Conventionally, in the production of semiconductor devices, fine processing by lithography using a photoresist has been performed. The fine processing is a processing method for forming fine convexo-concave shapes corresponding to the following pattern on the surface of a substrate by: forming a thin film of a photoresist on a semiconductor substrate such as a silicon wafer; irradiating the resultant thin film with an active ray such as an ultraviolet ray through a mask pattern in which a pattern of a semiconductor device is depicted for development; and subjecting the substrate to etching processing using the resultant photoresist pattern as a protecting film. Recently, however, the high integration of semiconductor devices has progressed and the adopted active ray tends to have a shorter wavelength, such as an ArF excimer laser (193 nm) replacing a KrF excimer laser (248 nm). Following such a tendency, the influence of reflection of an active ray on a semiconductor substrate has become a large problem. Thus, in order to solve this problem, widely studied is a method of providing a bottom anti-reflective coating between the photoresist and the substrate. For such a bottom anti-reflective coating, many investigations on an organic bottom anti-reflective coating composed of a polymer having a light absorbing group and the like are performed due to easiness of its use and so on. Examples of the bottom anti-reflective coating include: an acrylic resin-based bottom anti-reflective coating having both a hydroxy group as a crosslinkable group and a light absorbing group within a single molecule; and a novolac resin-based bottom anti-reflective coating having both a hydroxy group as a crosslinkable group and a light absorbing group within a single molecule.
Characteristics required for the bottom anti-reflective coating include a large absorbance to light or radiation, no intermixing with a photoresist (being insoluble in a photoresist solvent), no diffusion of low molecule substances from the bottom anti-reflective coating to the photoresist as an upper layer during heating-baking, a dry etching rate higher than that of the photoresist, and the like.
Used as an underlayer film between the semiconductor substrate and the photoresist is a film known as a hardmask containing a metal element such as silicon and titanium. In this case, the resist and the hardmask have components largely different from each other, so that the removal rates of the resist and the hardmask by dry etching largely depend on the type of a gas used for dry etching. Then, by appropriately selecting the type of a gas, the hardmask can be removed by dry etching without a large decrease in the film thickness of the photoresist.
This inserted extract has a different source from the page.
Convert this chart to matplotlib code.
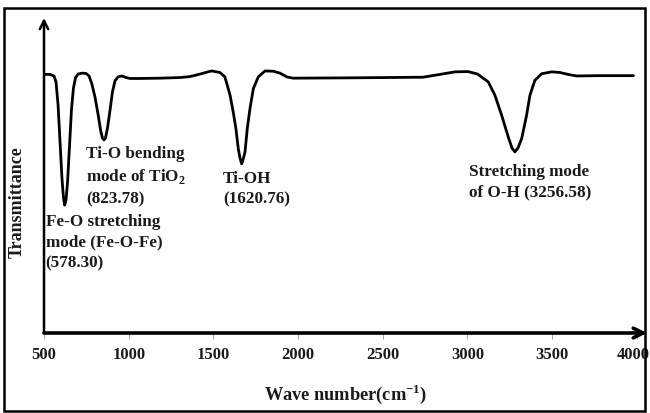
import matplotlib
matplotlib.use("Agg")
import matplotlib.pyplot as plt
from matplotlib.patches import Rectangle
from matplotlib.transforms import ScaledTranslation

# Spectrum (wave number, transmittance in arbitrary %)
wavenumber = [500, 535, 559, 571, 583, 594, 606, 615, 622, 630, 639, 651, 662, 674,
              686, 701, 724, 748, 766, 783, 801, 819, 834, 845, 854, 863, 875, 890,
              904, 919, 937, 960, 984, 1008, 1067, 1185, 1303, 1362, 1421, 1490,
              1539, 1568, 1598, 1617, 1633, 1647, 1657, 1667, 1676, 1687, 1700,
              1716, 1736, 1765, 1805, 1854, 1893, 1934, 1970, 2306, 2737, 2838,
              2926, 3003, 3060, 3123, 3162, 3202, 3241, 3263, 3280, 3298, 3320,
              3349, 3369, 3398, 3438, 3497, 3546, 3593, 3645, 3782, 3980]
transmittance = [82.1, 82.1, 81.6, 79.7, 72.4, 61.3, 49.2, 42.9, 40.6, 42.2, 47.9, 59.7,
                 70.8, 77.8, 81.0, 82.2, 82.5, 82.4, 81.6, 79.0, 74.9, 69.5, 64.4, 61.9,
                 61.3, 61.9, 65.1, 70.8, 76.5, 80.0, 81.3, 81.6, 81.1, 80.8, 80.8, 80.9,
                 81.1, 81.4, 82.2, 83.2, 82.7, 81.3, 75.6, 70.2, 64.9, 58.5, 55.6, 53.7,
                 55.2, 57.5, 64.9, 71.2, 77.6, 81.3, 83.2, 83.1, 82.5, 81.3, 80.9, 81.0,
                 81.2, 82.1, 82.9, 83.0, 82.2, 79.7, 75.5, 69.1, 62.2, 58.7, 57.5, 58.7,
                 61.7, 69.1, 75.5, 80.2, 82.3, 82.9, 82.7, 82.1, 81.6, 81.7, 81.7]

x_ticks = [500, 1000, 1500, 2000, 2500, 3000, 3500, 4000]
x_tick_labels = ["500", "1000", "1500", "2000", "2500", "3000", "3500", "4000"]

annotations = [
    ("Fe-O stretching\nmode (Fe-O-Fe)\n(578.30)", 509, 37.8),
    ("Ti-O bending\nmode of TiO$_\\mathbf{2}$\n(823.78)", 748, 59.4),
    ("Ti-OH\n(1620.76)", 1557, 51.4),
    ("Stretching mode\nof O-H (3256.58)", 3009, 53.7),
]

plt.rcParams['font.family'] = ['Liberation Serif', 'DejaVu Serif']
plt.rcParams['mathtext.fontset'] = 'custom'
plt.rcParams['mathtext.rm'] = 'Liberation Serif'
plt.rcParams['mathtext.bf'] = 'Liberation Serif:bold'

W, H = 650, 413
TXT = "#1a1a1a"
fig = plt.figure(figsize=(W / 100, H / 100), dpi=100)
ax = fig.add_axes([44 / W, (H - 333) / H, (647 - 44) / W, (333 - 18) / H])
ax.set_xlim(500, 4060)
ax.set_ylim(0, 100)

ax.plot(wavenumber, transmittance, color="black", lw=2.0,
        solid_joinstyle="round", solid_capstyle="round")

for s in ax.spines.values():
    s.set_visible(False)

# axis arrows
ax.annotate("", xy=(1.0, 0), xytext=(0, 0), xycoords="axes fraction",
            arrowprops=dict(arrowstyle="->,head_length=0.7,head_width=0.35",
                            lw=2.6, color="black", shrinkA=0, shrinkB=0))
ax.annotate("", xy=(0, 1.0), xytext=(0, 0), xycoords="axes fraction",
            arrowprops=dict(arrowstyle="->,head_length=0.6,head_width=0.3",
                            lw=1.8, color="black", shrinkA=0, shrinkB=0))

ax.set_xticks(x_ticks)
ax.set_xticklabels(x_tick_labels, fontsize=12, fontweight="bold", color=TXT)
ax.tick_params(axis="x", direction="out", length=4, width=0.8, color="#aaaaaa", pad=6)
ax.set_yticks([])
# keep the last label inside the frame
last = ax.get_xticklabels()[-1]
last.set_transform(last.get_transform() + ScaledTranslation(-4 / 100, 0, fig.dpi_scale_trans))

ax.set_xlabel("Wave number(cm$^{\\mathbf{-1}}$)", fontsize=13.2, fontweight="bold",
              labelpad=14, color=TXT)
fig.text(17 / W, 1 - 202 / H, "Transmittance", rotation=90, fontsize=13,
         fontweight="bold", ha="center", va="center", color=TXT)

for txt, x, y in annotations:
    ax.text(x, y, txt, fontsize=12.3, fontweight="bold", ha="left", va="top",
            linespacing=1.4, color=TXT)

fig.patches.append(Rectangle((4 / W, 2 / H), (645 - 4) / W, (405 - 2) / H,
                             transform=fig.transFigure, fill=False,
                             edgecolor="black", lw=1.8))

fig.savefig("out.png", dpi=100)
Thus, in the production of semiconductor devices in recent years, for achieving various effects such as the reflection preventing effect, resist underlayer film is disposed between the semiconductor substrate and the photoresist. Although the studies of a composition for a resist underlayer film have been performed, the development of a novel material for the resist underlayer film is desired due to the diversity of characteristics required and so on. As one of such materials, there is mentioned a polysiloxane.
There is disclosed a silica-based coating film forming composition containing a polysiloxane, a solvent, and acyclic basic compound (Patent Document 1).
On the other hand, it is known that a polysiloxane has organic groups and the organic group is substituted with various functional groups to exert functions thereof. For example, there is disclosed a coating composition using a polysiloxane having a sulfonic acid group as a hydrophilic group and having reflection preventing characteristics and clouding preventing characteristics (Patent Document 2).